The complaint, which seeks consultations with Beijing on the matter, is likely to add to rising trade tension between the world's two largest economies as President-elect Donald Trump prepares to take office next week with pledges to reduce US trade deficits with China as a top priority.

The US Trade Representative's office said the complaint says China's actions in the aluminium sector violate WTO rules prohibiting subsidies that cause "serious prejudice" to other members of the trade body.

The complaint argues that "artificially cheap"state-directed loans and coal, electricity and alumina for the Chinese aluminium sector causes such prejudice by undercutting global prices and artificially expanding China's market share. "China gives its aluminium industry an unfair advantage through underpriced loans and other illegal government subsidies," President Barack Obama said in a statement accompanying the announcement.
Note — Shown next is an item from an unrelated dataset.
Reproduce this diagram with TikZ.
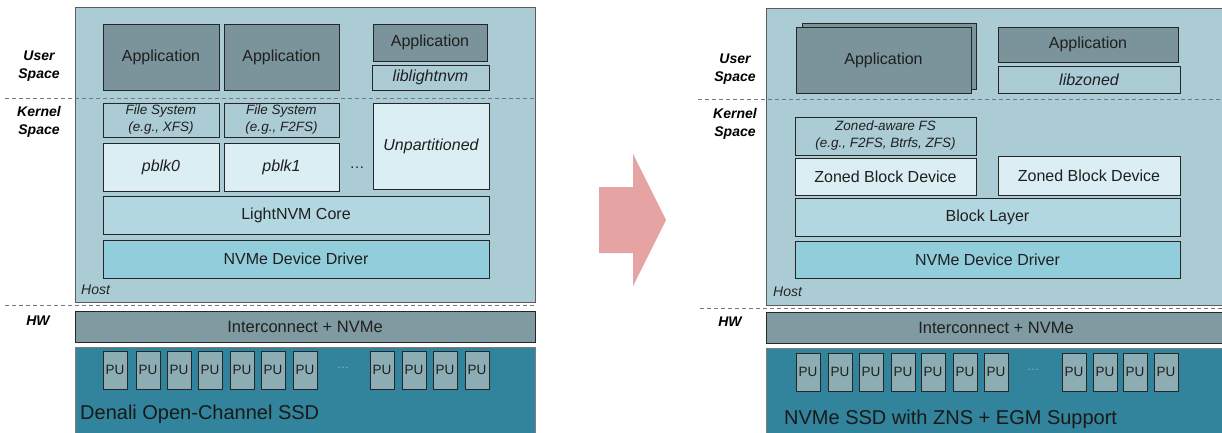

"These kinds of policies have disadvantaged American manufacturers and contributed to the global glut in aluminium, steel and other sectors," he added.

"We're taking action to protect the workers - at home and around the world - who are hurt every day by these policies. That's what we've done since day one." The US Trade Representative's office said China's capacity to produce aluminium more than quadrupled between 2007 and 2015, while global prices fell approximately 46 per cent. China now produces more than half of the world's aluminium.

At the same time, US primary aluminium production fell 37 per cent, although overall US consumption of the metal increased. Nine of 14 US aluminium smelters have halted production since 2011, with only one operating at full capacity, the US trade office said.

In a statement on its website on Friday, China's Commerce Ministry said the US complaint "lacked a factual basis", but vowed to handle it according to WTO rules.

"China's aluminium market is a highly competitive and marketized industry," it said. "Relevant loans and raw material purchases are all fully marketized and commercial. The so-called subsidy problem claimed by the United States does not exist."

The pending complaint follows an October request for a WTO case against China's aluminium trade practices by six US senators concerned about 15,000 lost jobs in the sector in recent years.

"When China drives down aluminium costs by cheating, Ohio workers and manufacturers pay the price," Senator Sherrod Brown, an Ohio Democrat, said in a statement late on Wednesday. "Thousands have lost jobs because of unfairly subsidized aluminium from China that has flooded the market and led to overcapacity and it's past time we get tough on these violations before more American workers suffer," Brown said.

The complaint is the 16th brought against China before the WTO during the eight years of the Obama administration over issues ranging from tariffs on broiler chickens to tax rebates for small domestic aircraft and export duties on key Chinese raw materials.